JP Morgan (NYSE:JPM): BP's (NYSE:BP) Best Case Scenario

JP Morgan (NYSE:JPM) recently slashed their price target on BP (NYSE:BP) to $44.51 a share, a plunge of 26 percent.

Analyst Fred Lucas presented 11 things BP would have to do in order to meet even what they seem to think at this time is the best case scenario.

To "unlock this value," Lucas identified the following a "eleven triggers that we believe could help" do that "over the next six months":


(1) containing more of the leak at surface

(2) more accurate flow estimates

(3) stopping the leak at source, permanently

(4) debt market access

(5) second-quarter results

(6) material asset sales

(7) compensation fund asset collateral valuation

(8) a discernible pattern to compensation claims

(9) any evidence of U.S. political support for BP as claims from the compensation fund begin in the second half

(10) any indications that BP is not the only party responsible for this event

(11) evidence that BP's ability to capture new growth opportunities is not compromised," the analyst said.

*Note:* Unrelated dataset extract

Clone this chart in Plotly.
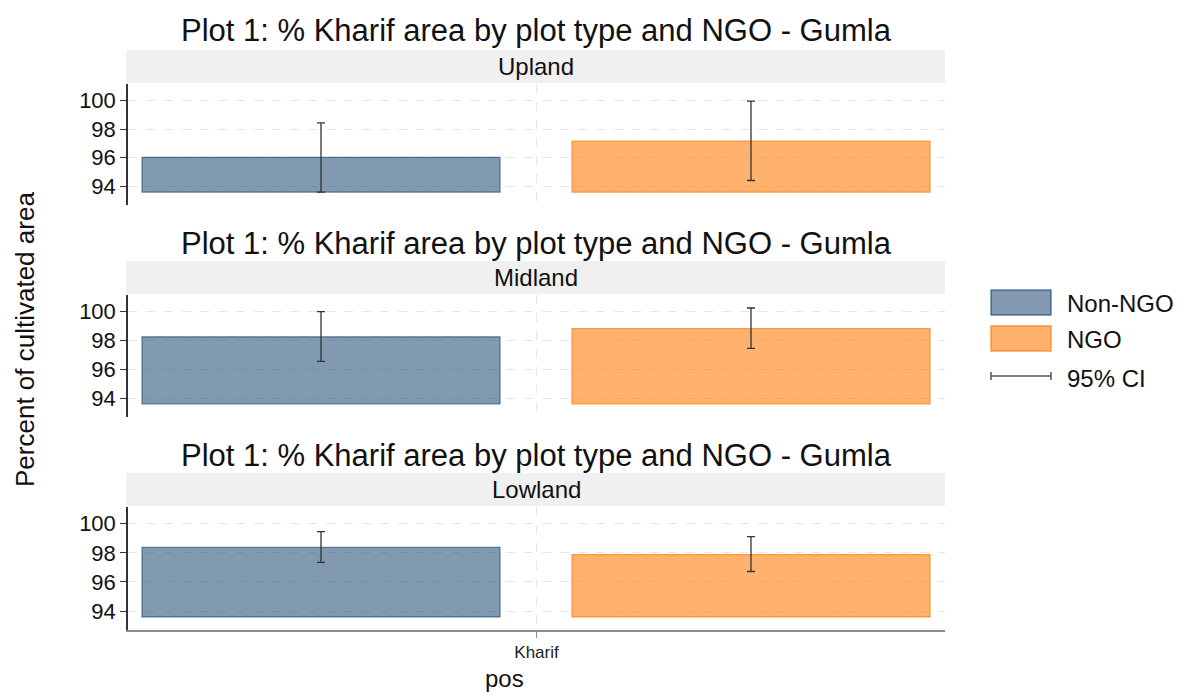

Over half of these appear to be out of the hands of BP, which is a very weak position to be in.

If the first three are taken care of though, which BP does have some power over, the rest would be much more apt to follow, so they obviously much do that in order to have a chance at the rest.

It will probably be at least a month and a half, at best, before the oil leak has a chance to be plugged permanently, so the company will probably be all over the place as far as share price and market value until some sort of predictability enters the narrative.